Thursday, April 01, 2010

Heil Gaia (because James Lovelock won't do) !

James Lovelock on the value of sceptics and why Copenhagen was doomed | Environment | guardian.co.uk
We need a more authoritative world. We've become a sort of cheeky, egalitarian world where everyone can have their say. It's all very well, but there are certain circumstances – a war is a typical example – where you can't do that. You've got to have a few people with authority who you trust who are running it. And they should be very accountable too, of course.

But it can't happen in a modern democracy. This is one of the problems. What's the alternative to democracy? There isn't one. But even the best democracies agree that when a major war approaches, democracy must be put on hold for the time being. I have a feeling that climate change may be an issue as severe as a war. It may be necessary to put democracy on hold for a while.
But the interview as a whole reveals Lovelock as intellectually incoherent. He also bewails the corruption of scientific integrity in the Climategate scandal and calls for scientific transparency and openness to criticism. Just how he thinks that is going to be possible in a more authoritarian society, I have no idea (to call for a less democratic society is to call for a more authoritarian society, not a more authoritative) one.
Fudging the data in any way whatsoever is quite literally a sin against the holy ghost of science.
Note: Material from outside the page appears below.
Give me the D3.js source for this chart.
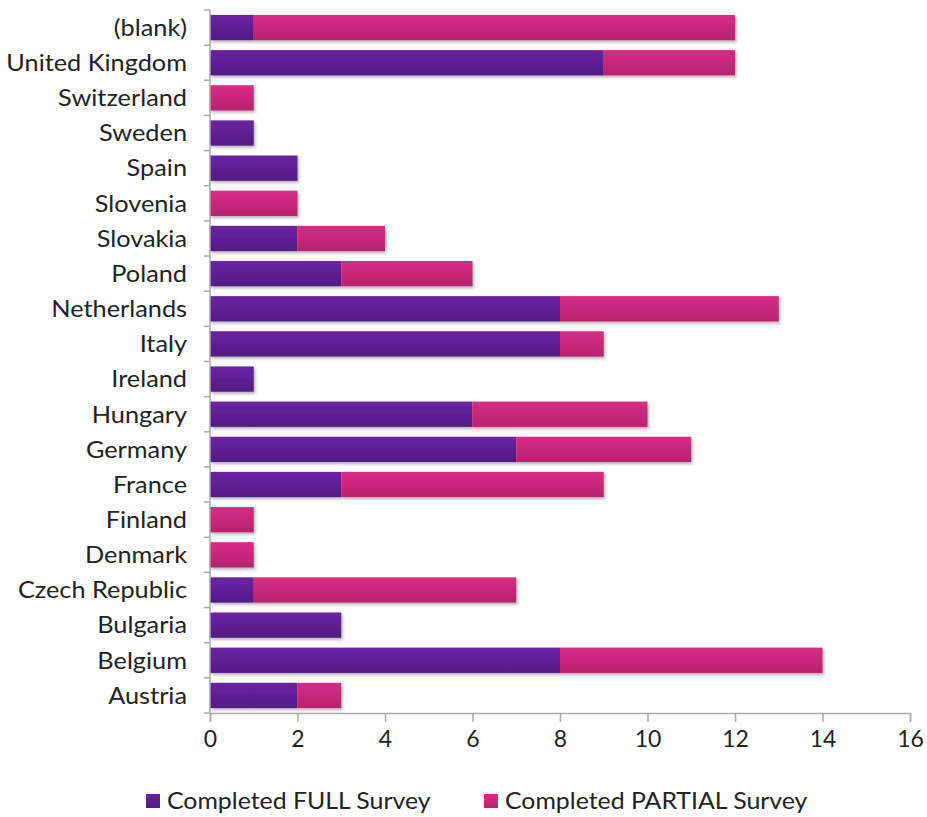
<!DOCTYPE html>
<html><head><meta charset="utf-8">
<script src="https://cdn.jsdelivr.net/npm/d3@7"></script>
<style>body{margin:0;background:#fff}svg{display:block}text{font-family:Lato,"Open Sans",sans-serif;fill:#222}</style>
</head><body>
<svg id="c" width="927" height="817"></svg>
<script>
const categories = ["(blank)","United Kingdom","Switzerland","Sweden","Spain","Slovenia","Slovakia","Poland","Netherlands","Italy","Ireland","Hungary","Germany","France","Finland","Denmark","Czech Republic","Bulgaria","Belgium","Austria"];
const fullSurvey =    [1,9,0,1,2,0,2,3,8,8,1,6,7,3,0,0,1,3,8,2];
const partialSurvey = [11,3,1,0,0,2,2,3,5,1,0,4,4,6,1,1,6,0,6,1];
const xTicks = [0,2,4,6,8,10,12,14,16];
const seriesNames = ["Completed FULL Survey","Completed PARTIAL Survey"];

const svg = d3.select("#c");
const defs = svg.append("defs");
function grad(id, top, bot){
  const g = defs.append("linearGradient").attr("id",id).attr("x1",0).attr("y1",0).attr("x2",0).attr("y2",1);
  g.append("stop").attr("offset","0%").attr("stop-color",top);
  g.append("stop").attr("offset","100%").attr("stop-color",bot);
}
grad("gFull","#6a24a4","#521a84");
grad("gPart","#d82d85","#b8226f");
const f = defs.append("filter").attr("id","sh").attr("x","-5%").attr("y","-20%").attr("width","115%").attr("height","160%");
f.append("feDropShadow").attr("dx",1.5).attr("dy",2).attr("stdDeviation",1.5).attr("flood-color","#000").attr("flood-opacity",0.3);

const L = 210, R = 910, T = 10, B = 713;
const x = d3.scaleLinear().domain([0,16]).range([L,R]);
const y = d3.scaleBand().domain(categories).range([T,B]).paddingInner(0.28).paddingOuter(0.14);

const rows = categories.map((c,i)=>({c, full: fullSurvey[i], part: partialSurvey[i]}));
const g = svg.append("g");
rows.forEach(r=>{
  const gr = g.append("g").attr("filter","url(#sh)");
  if (r.full>0) gr.append("rect").attr("x",x(0)).attr("y",y(r.c)).attr("width",x(r.full)-x(0)).attr("height",y.bandwidth()).attr("fill","url(#gFull)");
  if (r.part>0) gr.append("rect").attr("x",x(r.full)).attr("y",y(r.c)).attr("width",x(r.full+r.part)-x(r.full)).attr("height",y.bandwidth()).attr("fill","url(#gPart)");
});

// x axis
const xa = svg.append("g").attr("transform",`translate(0,${B})`)
  .call(d3.axisBottom(x).tickValues(xTicks).tickSize(9).tickPadding(9).tickFormat(d3.format("d")));
xa.select(".domain").attr("stroke","#aaa").attr("stroke-width",1.5);
xa.selectAll(".tick line").attr("stroke","#aaa").attr("stroke-width",1.5);
xa.selectAll("text").attr("font-size",23).style("fill","#222");

// y axis
const ya = svg.append("g").attr("transform",`translate(${L},0)`);
ya.append("line").attr("x1",0).attr("x2",0).attr("y1",T).attr("y2",B).attr("stroke","#aaa").attr("stroke-width",1.5);
const bounds = d3.range(categories.length+1).map(i=> T + i*(B-T)/categories.length);
ya.selectAll("line.t").data(bounds).join("line").attr("class","t")
  .attr("x1",-6).attr("x2",0).attr("y1",d=>d).attr("y2",d=>d).attr("stroke","#aaa").attr("stroke-width",1.5);
ya.selectAll("text").data(categories).join("text")
  .attr("x",-23).attr("y",d=>y(d)+y.bandwidth()/2).attr("dy","0.36em")
  .attr("text-anchor","end").attr("font-size",23).attr("textLength",null).text(d=>d);
// fit label widths to reference proportions (Gill Sans is wider per height)
ya.selectAll("text").each(function(){ const w=this.getComputedTextLength(); d3.select(this).attr("textLength", w*1.1).attr("lengthAdjust","spacingAndGlyphs"); });

// legend
const lg = svg.append("g");
const items = [{n:seriesNames[0], fill:"url(#gFull)", x:146},{n:seriesNames[1], fill:"url(#gPart)", x:484}];
items.forEach(it=>{
  lg.append("rect").attr("x",it.x).attr("y",794).attr("width",14).attr("height",14).attr("fill",it.fill);
  const t = lg.append("text").attr("x",it.x+21).attr("y",801).attr("dy","0.36em").attr("font-size",23).text(it.n);
  const w = t.node().getComputedTextLength();
  t.attr("textLength", w*1.08).attr("lengthAdjust","spacingAndGlyphs");
});
</script>
</body></html>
I'm not religious, but I put it that way because I feel so strongly. It's the one thing you do not ever do. You've got to have standards.
Of course Lovelock does not stop to ask why a non-religious man has to rely on religious language to make such a point. This reveals his lack of depth in questions anthropological, his inability to grasp the necessarily "religious" nature of human bonding in any shape or form (I'm not saying you have to believe in God or in highly ritualized social life but I am saying there is no conceivable form of social life that is not in some way historically derivative of belief in God/the supernatural and ritual). The secular is just another form of the sacred.

Lovelock doesn't see how his own position is just another form of religion, and given his naivete about religion, he doesn't really understand how humans can be bound by any set of authoritative norms within a democratic or non-dictatorial society. (It's not entirely true that the nations which won the two world wars put democracy on hold - to a degree, yes, but only to a degree and they relied for their wartime resiliency on banked social capital that would eventually have run out if they remained for long non-democratic.) And so he implicitly calls for a dictatoriship of "scientists", without thinking through how good science - free-thinking and self-critical - and dictatorship could ever be compatible. Men are not angels, not even the best scientists.

However, we can be, on occasion, angelic. Lovelock does not appreciate how democratic covenants can come into being to give humans both authoritative norms and freedom in their continual re-iteration, exchange, and modification of shared norms. (No shared norms, no freedom - just the dictatorship of one arbitrary authority or another.) Perhaps it is when we are being angelic that we are most open to the revelatory quality of events, the revelations that if communicated - and accepted/exchanged/changed - can provide a way to a new understanding of shared norms/imperatives and new forms of exchange or reciprocity. In short, the angel, as the messenger between God and man, may bear the promise of a new covenant.